The move is intended to exploit the Maghreb states’ burgeoning privatisation and stock market activity. Framlington says it is the first such fund to be offered to institutional and professional investors in the UK, the US, Europe and the Middle East. It is the second foray into North African markets by Framlington, which has also taken a stake in Egypt Fund Management Group (MEED 20:5:94).
The Maghreb Fund will be listed in Dublin. It is expected to close in mid-July, following heavy marketing by Framlington and approval by the World Bank’s International Finance Corporation (IFC) of its participation. The IFC is expected to take up 20 per cent of the fund, Framlington says.
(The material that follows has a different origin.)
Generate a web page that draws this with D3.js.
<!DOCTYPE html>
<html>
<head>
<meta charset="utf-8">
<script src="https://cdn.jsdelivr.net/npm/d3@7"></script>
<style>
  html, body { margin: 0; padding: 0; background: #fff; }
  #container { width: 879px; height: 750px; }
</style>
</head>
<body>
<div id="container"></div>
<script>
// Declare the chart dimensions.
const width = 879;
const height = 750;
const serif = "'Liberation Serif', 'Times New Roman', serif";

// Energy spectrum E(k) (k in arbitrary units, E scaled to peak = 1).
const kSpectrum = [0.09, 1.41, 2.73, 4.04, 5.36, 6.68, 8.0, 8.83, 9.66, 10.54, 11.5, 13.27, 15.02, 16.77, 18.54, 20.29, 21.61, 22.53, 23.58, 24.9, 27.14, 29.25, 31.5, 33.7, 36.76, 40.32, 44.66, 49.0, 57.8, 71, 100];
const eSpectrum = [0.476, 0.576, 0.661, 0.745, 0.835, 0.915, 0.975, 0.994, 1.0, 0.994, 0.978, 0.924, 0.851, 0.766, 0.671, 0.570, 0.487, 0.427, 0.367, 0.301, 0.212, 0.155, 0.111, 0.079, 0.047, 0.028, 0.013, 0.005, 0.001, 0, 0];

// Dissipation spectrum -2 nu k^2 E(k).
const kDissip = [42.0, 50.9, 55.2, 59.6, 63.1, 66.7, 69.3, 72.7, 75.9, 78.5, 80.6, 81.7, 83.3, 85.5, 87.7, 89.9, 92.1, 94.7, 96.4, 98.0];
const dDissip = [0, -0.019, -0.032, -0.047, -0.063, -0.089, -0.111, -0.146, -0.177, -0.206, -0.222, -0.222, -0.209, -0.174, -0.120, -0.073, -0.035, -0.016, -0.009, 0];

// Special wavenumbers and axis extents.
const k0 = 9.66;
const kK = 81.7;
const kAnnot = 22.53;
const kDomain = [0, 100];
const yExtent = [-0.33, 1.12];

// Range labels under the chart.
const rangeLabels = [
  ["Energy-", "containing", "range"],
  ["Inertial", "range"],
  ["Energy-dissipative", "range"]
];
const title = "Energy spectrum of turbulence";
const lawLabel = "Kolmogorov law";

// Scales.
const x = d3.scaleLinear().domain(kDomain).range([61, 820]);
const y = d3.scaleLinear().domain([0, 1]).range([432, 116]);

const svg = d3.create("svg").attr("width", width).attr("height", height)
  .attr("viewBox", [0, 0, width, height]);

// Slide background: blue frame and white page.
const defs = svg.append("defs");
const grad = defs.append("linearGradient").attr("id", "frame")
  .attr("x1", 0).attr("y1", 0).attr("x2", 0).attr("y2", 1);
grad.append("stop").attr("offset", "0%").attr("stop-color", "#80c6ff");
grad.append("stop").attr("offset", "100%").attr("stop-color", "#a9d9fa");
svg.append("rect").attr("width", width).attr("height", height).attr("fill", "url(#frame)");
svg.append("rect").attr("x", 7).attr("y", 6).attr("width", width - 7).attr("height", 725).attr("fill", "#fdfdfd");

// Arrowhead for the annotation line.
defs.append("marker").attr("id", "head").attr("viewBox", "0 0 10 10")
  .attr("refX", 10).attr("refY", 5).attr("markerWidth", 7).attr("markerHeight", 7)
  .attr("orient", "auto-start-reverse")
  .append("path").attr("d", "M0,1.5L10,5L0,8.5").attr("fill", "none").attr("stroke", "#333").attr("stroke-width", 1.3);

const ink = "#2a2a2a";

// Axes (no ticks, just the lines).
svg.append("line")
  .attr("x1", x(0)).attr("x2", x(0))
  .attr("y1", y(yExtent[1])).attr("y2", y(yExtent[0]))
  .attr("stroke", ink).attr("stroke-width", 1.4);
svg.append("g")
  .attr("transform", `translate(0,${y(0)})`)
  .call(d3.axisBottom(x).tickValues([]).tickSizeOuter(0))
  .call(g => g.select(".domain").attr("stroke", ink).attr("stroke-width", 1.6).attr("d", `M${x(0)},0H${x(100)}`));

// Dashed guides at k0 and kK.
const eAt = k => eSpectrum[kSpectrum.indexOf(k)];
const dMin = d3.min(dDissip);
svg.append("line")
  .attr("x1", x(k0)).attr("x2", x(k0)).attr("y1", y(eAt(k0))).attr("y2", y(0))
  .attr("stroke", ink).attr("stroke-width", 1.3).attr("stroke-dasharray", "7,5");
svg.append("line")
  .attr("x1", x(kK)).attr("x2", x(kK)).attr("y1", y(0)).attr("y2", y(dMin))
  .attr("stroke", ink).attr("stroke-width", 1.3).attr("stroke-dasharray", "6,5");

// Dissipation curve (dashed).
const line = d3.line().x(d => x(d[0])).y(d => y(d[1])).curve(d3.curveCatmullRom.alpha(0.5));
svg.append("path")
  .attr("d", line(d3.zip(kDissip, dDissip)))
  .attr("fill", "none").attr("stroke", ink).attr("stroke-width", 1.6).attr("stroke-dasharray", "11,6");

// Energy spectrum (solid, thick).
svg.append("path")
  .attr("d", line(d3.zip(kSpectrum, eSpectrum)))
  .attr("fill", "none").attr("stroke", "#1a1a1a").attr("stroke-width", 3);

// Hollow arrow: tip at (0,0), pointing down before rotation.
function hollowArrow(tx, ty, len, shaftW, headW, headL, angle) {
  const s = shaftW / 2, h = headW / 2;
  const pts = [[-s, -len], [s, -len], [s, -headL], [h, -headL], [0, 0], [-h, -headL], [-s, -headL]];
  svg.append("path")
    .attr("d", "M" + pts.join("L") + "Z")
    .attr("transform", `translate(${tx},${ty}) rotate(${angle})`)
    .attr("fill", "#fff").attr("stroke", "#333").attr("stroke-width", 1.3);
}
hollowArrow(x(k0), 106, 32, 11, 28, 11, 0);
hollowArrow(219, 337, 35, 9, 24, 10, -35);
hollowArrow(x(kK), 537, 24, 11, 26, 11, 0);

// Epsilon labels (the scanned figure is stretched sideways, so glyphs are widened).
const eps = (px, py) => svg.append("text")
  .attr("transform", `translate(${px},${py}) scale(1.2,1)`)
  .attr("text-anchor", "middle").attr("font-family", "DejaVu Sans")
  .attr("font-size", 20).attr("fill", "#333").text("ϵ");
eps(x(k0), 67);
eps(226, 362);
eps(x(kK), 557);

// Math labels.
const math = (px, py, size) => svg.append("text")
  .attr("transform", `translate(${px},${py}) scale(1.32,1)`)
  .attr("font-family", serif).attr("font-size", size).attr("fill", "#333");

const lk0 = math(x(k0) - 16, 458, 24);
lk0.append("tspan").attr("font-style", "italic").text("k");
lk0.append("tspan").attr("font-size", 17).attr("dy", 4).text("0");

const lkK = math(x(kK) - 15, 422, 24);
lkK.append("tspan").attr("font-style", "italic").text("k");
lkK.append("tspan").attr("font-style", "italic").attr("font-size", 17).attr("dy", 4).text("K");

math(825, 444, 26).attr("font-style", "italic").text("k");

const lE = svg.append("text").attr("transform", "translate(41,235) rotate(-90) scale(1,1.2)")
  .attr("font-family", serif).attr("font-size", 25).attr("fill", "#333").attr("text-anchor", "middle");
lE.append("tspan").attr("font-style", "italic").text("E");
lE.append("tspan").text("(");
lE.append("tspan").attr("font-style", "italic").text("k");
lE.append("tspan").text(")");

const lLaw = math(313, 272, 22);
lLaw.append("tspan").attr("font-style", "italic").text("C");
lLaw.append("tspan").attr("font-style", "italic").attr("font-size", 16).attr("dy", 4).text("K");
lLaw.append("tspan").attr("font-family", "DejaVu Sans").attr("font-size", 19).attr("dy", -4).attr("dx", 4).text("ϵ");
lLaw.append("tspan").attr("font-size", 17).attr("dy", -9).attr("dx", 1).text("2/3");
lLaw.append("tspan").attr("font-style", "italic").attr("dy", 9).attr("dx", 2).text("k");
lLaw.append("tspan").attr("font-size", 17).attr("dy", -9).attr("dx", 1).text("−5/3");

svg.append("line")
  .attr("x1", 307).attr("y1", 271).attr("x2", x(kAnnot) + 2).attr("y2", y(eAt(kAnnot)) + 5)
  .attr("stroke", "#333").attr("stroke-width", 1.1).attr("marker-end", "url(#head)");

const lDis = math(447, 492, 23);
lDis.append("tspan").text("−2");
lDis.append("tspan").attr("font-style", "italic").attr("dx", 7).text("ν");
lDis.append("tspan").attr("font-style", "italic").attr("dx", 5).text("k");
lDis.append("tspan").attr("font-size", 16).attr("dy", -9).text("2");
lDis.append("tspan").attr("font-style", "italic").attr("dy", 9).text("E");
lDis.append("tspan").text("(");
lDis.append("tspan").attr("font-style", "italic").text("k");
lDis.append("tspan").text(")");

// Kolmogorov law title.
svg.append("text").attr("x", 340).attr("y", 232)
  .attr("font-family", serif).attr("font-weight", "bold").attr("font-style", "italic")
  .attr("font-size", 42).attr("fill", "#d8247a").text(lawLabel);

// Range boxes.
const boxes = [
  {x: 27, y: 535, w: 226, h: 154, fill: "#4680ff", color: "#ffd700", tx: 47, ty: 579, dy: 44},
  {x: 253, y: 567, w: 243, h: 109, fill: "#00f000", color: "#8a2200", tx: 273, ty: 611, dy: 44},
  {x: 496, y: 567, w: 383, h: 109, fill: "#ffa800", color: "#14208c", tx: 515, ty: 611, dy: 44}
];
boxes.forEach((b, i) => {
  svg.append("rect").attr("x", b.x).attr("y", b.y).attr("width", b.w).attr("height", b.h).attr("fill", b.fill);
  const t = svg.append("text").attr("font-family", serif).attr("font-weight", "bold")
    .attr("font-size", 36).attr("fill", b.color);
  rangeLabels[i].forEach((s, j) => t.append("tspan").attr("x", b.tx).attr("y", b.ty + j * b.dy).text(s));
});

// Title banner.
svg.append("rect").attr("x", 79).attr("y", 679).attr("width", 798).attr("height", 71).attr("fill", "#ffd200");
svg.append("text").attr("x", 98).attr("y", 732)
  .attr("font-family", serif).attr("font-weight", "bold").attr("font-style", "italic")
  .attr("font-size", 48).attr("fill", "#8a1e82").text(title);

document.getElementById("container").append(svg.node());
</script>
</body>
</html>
The fund is advised by Framlington Maghreb, a 66:34 venture of the UK group and Morocco’s Banque Commerciale du Maroc (BCM). Framlington Maghreb is headed by the Tunisian-born Hatem Kchouk, who has worked for more than two decades with Framlington’s parent company, Credit Commercial de France (CCF). The London-based LCF Edmond de Rothschild Securities is acting as lead distributor and placing agent for the units.
Framlington says it aims to produce a diversified portfolio, mainly invested in listed securities. Up to one third of the fund’s assets will be allocated to Tunisia. It says it will also own stocks that are due to be listed within 18 months of purchase.
‘As with any emerging market, investment in the Maghreb region is volatile, so Framlington has placed restrictions on the percentage of fund assets it will allocate to individual markets, industries and stocks,’ Framlington said in a statement announcing the fund.
The fund is being sold on the back of projections of accelerated privatisation in Tunisia and a continuation of Morocco’s sell-off programme, the most active in the Arab world. Simon Key, Framlington’s research director and head of emerging markets, says the Tunisian market, currently capitalised at $1,300 million, ‘is set to benefit from more than $1,000 million in privatisation deals over the next three years’. He calculates Morocco – whose market is now capitalised at $4,300 million – could see $2,000 million in privatisations during the same period.
Maghreb states are included in wider emerging markets funds, and in Morocco the local Omnium Nord Africain (ONA) and the US’ Salomon Brothers have established a Morocco fund, headed by former finance minister Mohamed Berrada (MEED 10:6:94).
North African institutions are also looking to increase their presence abroad. The largest Moroccan bank, Banque Marocaine du Commerce Exterieur, has established a Spanish-registered subsidiary and plans to pursue listings in the Paris and Madrid stock exchanges in the coming months.